← Back to essays
·2 min read·By Ry Walker

Why Sandboxes Beat Vector RAG for Code Generation

Why Sandboxes Beat Vector RAG for Code Generation

There is a technical insight that matters for anyone building or buying agent infrastructure. Most enterprise AI architectures default to RAG — vectorize your codebase, retrieve relevant chunks, feed them to the model. It works for question-answering. It is a poor fit for code generation.

Background coding agents work differently. They clone the actual repository into an ephemeral sandbox. The agent uses standard tools — grep, find, the file system itself — to locate relevant code. It might take sixteen attempts to find the right file. That is fine. Compute is cheap. What matters is that when it starts writing code, it has real context, not a vector similarity approximation of context.

The sandbox gets destroyed when the task is done. There is no persistent state to manage, no vector index to keep in sync with your codebase. Stateless, disposable, accurate. This is the architecture that actually works for enterprise code generation at scale.

Vector RAG made sense in 2023 when context windows were small and retrieval was the only way to fit a large codebase into a model's working memory. That constraint has loosened. Long contexts are cheap, repository-aware tools are good, and the operational overhead of maintaining a vector index in sync with a moving codebase outweighs the latency savings.

I've argued that agents are software, not prompts.
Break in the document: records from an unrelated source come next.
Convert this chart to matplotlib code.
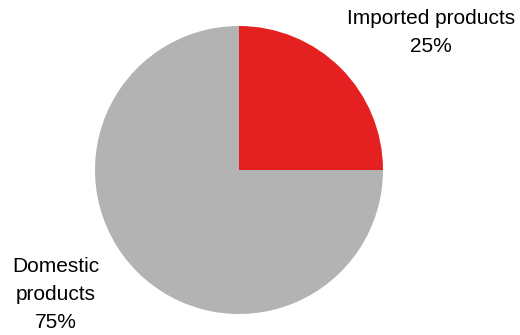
import matplotlib.pyplot as plt

plt.rcParams['font.family'] = ['Liberation Sans', 'DejaVu Sans']

labels = ["Imported products", "Domestic\nproducts"]
shares = [25, 75]
colors = ["#E52020", "#B3B3B3"]

W, H = 520, 335
fig = plt.figure(figsize=(W / 100, H / 100), dpi=100)

# pie centred at (239, 170) px with a 144 px radius
cx, cy, r = 239, H - 170, 144
ax = fig.add_axes([(cx - r) / W, (cy - r) / H, 2 * r / W, 2 * r / H])
ax.pie(shares, colors=colors, startangle=90, counterclock=False,
       radius=1, wedgeprops=dict(linewidth=0))
ax.set_xlim(-1, 1)
ax.set_ylim(-1, 1)
ax.set_aspect('equal')
ax.axis('off')

fig.text(431 / W, 1 - 32 / H, f"{labels[0]}\n{shares[0]}%",
         ha='center', va='center', fontsize=15, linespacing=1.6)
fig.text(56 / W, 1 - 294 / H, f"{labels[1]}\n{shares[1]}%",
         ha='center', va='center', fontsize=15, linespacing=1.6)

fig.savefig("out.png", dpi=100)
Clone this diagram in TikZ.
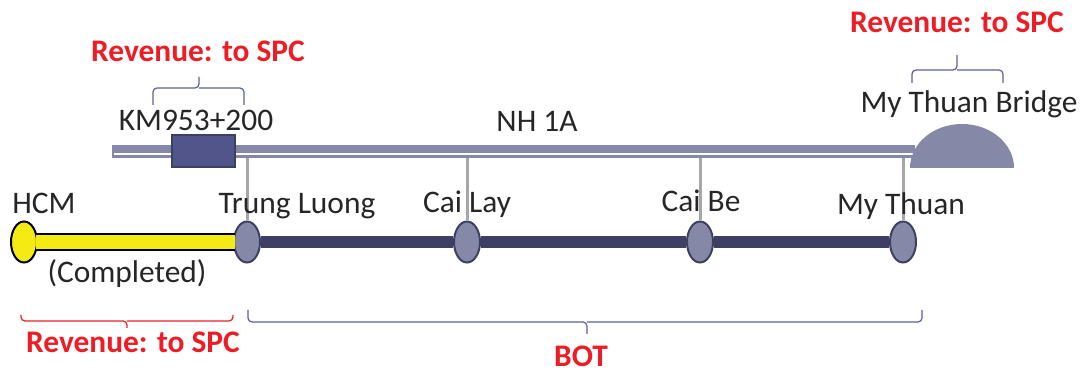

The architecture follows from that. If you would not run your CI off a vectorized snapshot of your codebase, do not run your code-generation agents off one either. Give them the real repo, the real tools, and a clean room to work in.

Key takeaways

  • RAG works for question-answering. It is a poor fit for code generation on a non-trivial codebase.
  • Background agents clone the actual repo into an ephemeral sandbox and use grep, find, and the file system to locate context.
  • Sixteen failed searches do not matter when compute is cheap. Real context dramatically improves output quality.

FAQ

Why does RAG fall short for code generation?

Vector retrieval gives you a similarity approximation of context. For code, that approximation drops critical structural relationships — imports, type signatures, call graphs, file layout. A sandbox with the real repo and standard tools beats it on any non-trivial task.

What is the operational advantage of sandbox-based agents?

The sandbox gets destroyed when the task is done. There is no persistent state to manage, no vector index to keep in sync with your codebase. Stateless, disposable, accurate. That is the architecture that scales for enterprise code generation.